Delays For Other Reasons
People do delay purchases if they don't have a job, or the money, or they
perceive prices are simply too high.
The problem is typically debt, not falling prices. If consumers have too much
debt or too little income they cannot buy. If businesses have too much debt
they cannot expand. If governments have too much debt, they eventually run
into problems.
Assets vs. Consumer Goods
Consumers will buy houses and other assets they cannot afford because they
perceive central bank inflation will bail them out with ever-increasing asset
price inflation.
When the greater fool stops buying, bubbles burst, asset prices fall, and
then debt deflation takes over. Debts cannot be paid back, businesses cannot
hire, and consumers out of a job cannot shop.
Keynesian Nonsense
Keynesian economists want government to pick up the slack when businesses
fail. That's nonsense. Several decades of Keynesian and Monetarist attempts
to jump start the Japanese economy with nothing to show for it but debt to
the tune of 250% of GDP should be proof enough.
Falling prices are never the problem.
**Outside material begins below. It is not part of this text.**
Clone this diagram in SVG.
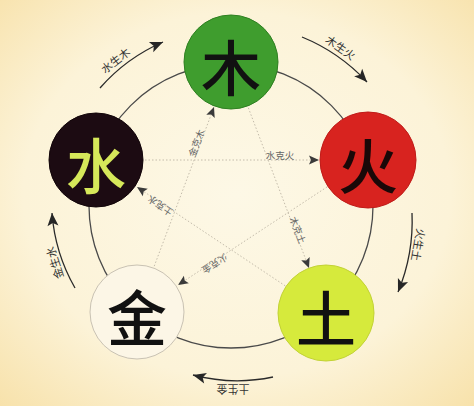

Rather it's central-bank sponsored
inflation that causes asset bubbles and promotes debt and malinvestment that
is the problem.
The solution, that no central bank cares to promote, is to not sponsor assets
bubbles in the first place. Once in asset bubbles, the best thing to do is
let the bust play out.
Assuming Japan remains on its current path, the upcoming collapse in the Yen
will provide the final proof that Keynesian economics is pure idiocy.